I am well versed in how ingredients interact with each other in different amount and preparations, not limited to hot sauce.  That's what i base my standards on.
I want a sauce that is clean and whole, that uses as few refined ingredients as possible. 
 
It's so easy to make a sauce that is blazing hot, just throw extract in. It's easy to make a sauce that is sweet. just add sugar.  Make it thicker, xanthan gum.   
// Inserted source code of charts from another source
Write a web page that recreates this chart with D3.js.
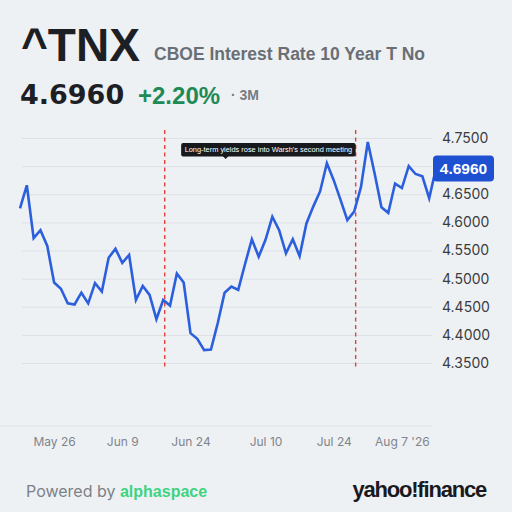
<!DOCTYPE html>
<html>
<head>
<meta charset="utf-8">
<script src="https://cdn.jsdelivr.net/npm/d3@7"></script>
<style>
  html, body { margin: 0; padding: 0; background: #eef1f4; }
  svg { display: block; font-family: Inter, "Liberation Sans", sans-serif; }
  .bold { font-family: "Liberation Sans", Arial, sans-serif; font-weight: 700; }
</style>
</head>
<body>
<svg id="chart"></svg>
<script>
// 10y yield, daily closes (trading days)
var dates = [
  "2026-05-18","2026-05-19","2026-05-20","2026-05-21","2026-05-22",
  "2026-05-26","2026-05-27","2026-05-28","2026-05-29",
  "2026-06-01","2026-06-02","2026-06-03","2026-06-04","2026-06-05",
  "2026-06-08","2026-06-09","2026-06-10","2026-06-11","2026-06-12",
  "2026-06-15","2026-06-16","2026-06-17","2026-06-18",
  "2026-06-22","2026-06-23","2026-06-24","2026-06-25","2026-06-26",
  "2026-06-29","2026-06-30","2026-07-01","2026-07-02",
  "2026-07-06","2026-07-07","2026-07-08","2026-07-09","2026-07-10",
  "2026-07-13","2026-07-14","2026-07-15","2026-07-16","2026-07-17",
  "2026-07-20","2026-07-21","2026-07-22","2026-07-23","2026-07-24",
  "2026-07-27","2026-07-28","2026-07-29","2026-07-30","2026-07-31",
  "2026-08-03","2026-08-04","2026-08-05","2026-08-06","2026-08-07",
  "2026-08-10","2026-08-11","2026-08-12","2026-08-13","2026-08-14"
];
var yields = [
  4.625, 4.666, 4.572, 4.586, 4.558,
  4.493, 4.482, 4.456, 4.454,
  4.475, 4.456, 4.492, 4.477, 4.537,
  4.553, 4.528, 4.542, 4.462, 4.487,
  4.471, 4.428, 4.462, 4.452,
  4.509, 4.493, 4.403, 4.393, 4.373,
  4.374, 4.421, 4.475, 4.486,
  4.480, 4.526, 4.570, 4.539, 4.569,
  4.610, 4.586, 4.545, 4.570, 4.540,
  4.598, 4.628, 4.655, 4.705, 4.675,
  4.640, 4.604, 4.619, 4.663, 4.743,
  4.687, 4.627, 4.617, 4.669, 4.661,
  4.700, 4.686, 4.682, 4.643, 4.696
];
var yTicks = [4.35, 4.40, 4.45, 4.50, 4.55, 4.60, 4.65, 4.70, 4.75];
var xTickDates = ["2026-05-26","2026-06-09","2026-06-24","2026-07-10","2026-07-24","2026-08-07"];
var xTickLabels = ["May 26","Jun 9","Jun 24","Jul 10","Jul 24","Aug 7 '26"];
var meetings = ["2026-06-17","2026-07-29"];
var note = "Long-term yields rose into Warsh's second meeting";
var lastPrice = "4.6960";
var change = "+2.20%";

var width = 512, height = 512;
var svg = d3.select("#chart").attr("width", width).attr("height", height);

svg.append("rect").attr("width", width).attr("height", height).attr("fill", "#eef1f4");

// header
svg.append("text").attr("class", "bold").attr("x", 21).attr("y", 61)
  .attr("font-size", 46).attr("fill", "#1d1f24")
  .text("^TNX");
svg.append("text").attr("class", "bold").attr("x", 154).attr("y", 60)
  .attr("font-size", 17.5).attr("fill", "#6a6e75")
  .text("CBOE Interest Rate 10 Year T No");
svg.append("text").attr("x", 20).attr("y", 104)
  .attr("font-family", "'DejaVu Sans', sans-serif")
  .attr("font-size", 27).attr("font-weight", 700).attr("fill", "#1d1f24")
  .text(lastPrice);
svg.append("text").attr("class", "bold").attr("x", 138).attr("y", 104)
  .attr("font-size", 24).attr("fill", "#1f8a55")
  .text(change);
svg.append("text").attr("class", "bold").attr("x", 231).attr("y", 100)
  .attr("font-size", 14).attr("fill", "#777b82")
  .text("· 3M");

// scales
var x = d3.scalePoint().domain(dates).range([20, 436]);
var y = d3.scaleLinear().domain([4.35, 4.75]).range([363, 138]);

// grid + right axis
var yAxis = svg.append("g")
  .attr("transform", "translate(432,0)")
  .call(d3.axisRight(y).tickValues(yTicks).tickSize(-410).tickPadding(10)
    .tickFormat(d3.format(".4f")));
yAxis.select(".domain").remove();
yAxis.selectAll(".tick line").attr("stroke", "#dde1e6").attr("stroke-width", 1);
yAxis.selectAll(".tick text").attr("fill", "#3a3c40").attr("font-size", 14)
  .attr("font-family", "Inter, sans-serif");
// the 4.70 label sits under the last-price badge
yAxis.selectAll(".tick text").filter(function(d) { return Math.abs(d - 4.70) < 1e-9; }).remove();

// bottom axis
var xAxis = svg.append("g")
  .attr("transform", "translate(0,426)")
  .call(d3.axisBottom(x).tickValues(xTickDates).tickSize(0).tickPadding(11)
    .tickFormat(function(d) { return xTickLabels[xTickDates.indexOf(d)]; }));
xAxis.select(".domain").attr("d", "M0,0H432").attr("stroke", "#dde1e6");
xAxis.selectAll(".tick text").attr("fill", "#80848b").attr("font-size", 12)
  .attr("font-family", "Inter, sans-serif");

// meeting markers
svg.selectAll(".meet")
  .data(meetings)
 .enter().append("line")
  .attr("x1", function(d) { return x(d) + 1.5; })
  .attr("x2", function(d) { return x(d) + 1.5; })
  .attr("y1", 130).attr("y2", 368)
  .attr("stroke", "#e0443e").attr("stroke-width", 1.4)
  .attr("stroke-dasharray", "4,3.5");

// price line
var line = d3.line()
  .x(function(d, i) { return x(dates[i]); })
  .y(function(d) { return y(d); });
svg.append("path")
  .datum(yields)
  .attr("d", line)
  .attr("fill", "none")
  .attr("stroke", "#2c5fdc")
  .attr("stroke-width", 2.6)
  .attr("stroke-linejoin", "miter");

// annotation, right edge on the second meeting line
var ann = svg.append("g");
var annText = ann.append("text")
  .attr("x", x(meetings[1]) - 2).attr("y", 152.3)
  .attr("text-anchor", "end")
  .attr("font-family", "'Liberation Sans', Arial, sans-serif")
  .attr("font-size", 7.4).attr("fill", "#ffffff")
  .text(note);
var bb = annText.node().getBBox();
ann.insert("rect", "text")
  .attr("x", bb.x - 3.5).attr("y", 143).attr("width", bb.width + 7).attr("height", 13.5)
  .attr("rx", 2).attr("fill", "#18191c");
ann.insert("path", "text")
  .attr("d", "M" + (bb.x + 38) + ",156l3,3l3,-3z")
  .attr("fill", "#18191c");

// last price badge
var badge = svg.append("g");
badge.append("rect")
  .attr("x", 433).attr("y", y(yields[yields.length - 1]) - 13)
  .attr("width", 61).attr("height", 26).attr("rx", 4).attr("fill", "#1e50d2");
badge.append("text").attr("class", "bold")
  .attr("x", 463.5).attr("y", y(yields[yields.length - 1]) + 5.5)
  .attr("text-anchor", "middle")
  .attr("font-size", 15.5).attr("fill", "#ffffff")
  .text(lastPrice);

// footer
var foot = svg.append("text").attr("x", 26).attr("y", 497).attr("font-size", 16);
foot.append("tspan").attr("fill", "#7c8087").text("Powered by ");
foot.append("tspan").attr("class", "bold").attr("fill", "#3fd382").text("alphaspace");
svg.append("text").attr("class", "bold").attr("x", 486).attr("y", 497)
  .attr("text-anchor", "end")
  .attr("font-size", 22).attr("fill", "#1a1a1e")
  .attr("letter-spacing", -1.2)
  .text("yahoo!finance");
</script>
</body>
</html>
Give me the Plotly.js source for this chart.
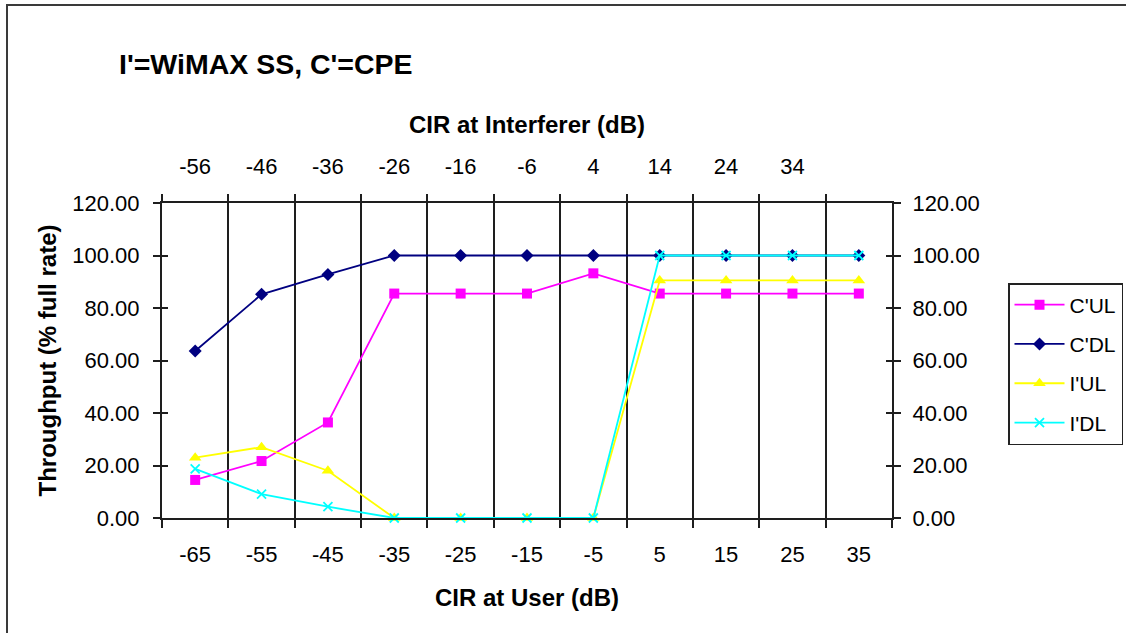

That's not needed.  If the sauce isn't hot enough, use hotter peppers.  If you need more sweet, fruit juices.  Not thick enough?  Cook it down.  
 
The crafting comes in the blending of peppers and herbs and other whole ingredients.  The challenge is to not use refined products but search out ingredients that have flavor profiles that support the heat and tang of the pepper and vinegar.
 
That being said, extracts, sugars, preservatives, thickers, and all that, are inexpensive so yea, if you don't go the route of whole ingredients, you can make a $5 bottle of sauce and it can taste great.   Reapers and Scorpions are more expensive than habaneros.  Heat energy to cook down a sauce costs time and money.  Preservatives make a product so it can sit in a warehouse longer...i'm just not into that.
 
I have experimented, researched, and thought about these things and that is the conclusion i have come to.

 
 
My example also shows that vinegar listed first does not always mean it has mostly vinegar. It it mostly peppers in that example. And many sauces list peppers like that. Individually. So that may scare vinegar people off thinking it has a lot because it's listed first.
 
The Hot Pepper said:
 
I see you did not read my post carefully enough.
 
I showed you how carrots can be listed second, but they can actually be the least. When listing individual peppers it was second. When combining all of the peppers it was last. And some manufacturers list individual peppers, some just say peppers. So don't always go by labels. They can trick you. Read it again. I did not change percentage amounts when I made it last I added up the peppers.
 
I did read it, and i get it.  
 
Listing % of ingredients is not typical of US based companies.  I normally see that with imports or companies that originated in countries across the pond.  A lot of Indian products list the ingredients by % and rather than saying 'calories' they use the term 'energy'.
 
I do see the marketing angle of splitting hairs to single out each pepper used, but as far as the FDA is concerned, a pepper is a pepper and can be lumped together as they all have equivalent nutritional values.  Same with verbiage such as "natural flavors" and "spices".  You can list out what those spices are, but the FDA is only concerned with nutritional equivalencies of like ingredients.  
 
That and the FDA does not require label approval prior to going to market.  It has the authority to regulate what goes on the label and enforce the regulations, but you don't have to submit to them prior to putting it on your package.  Ive seen hot sauces out there with a sodium of 20mg, per tsp, but salt is not listed as an ingredient.  More than likely, no one at the FDA will ever see it.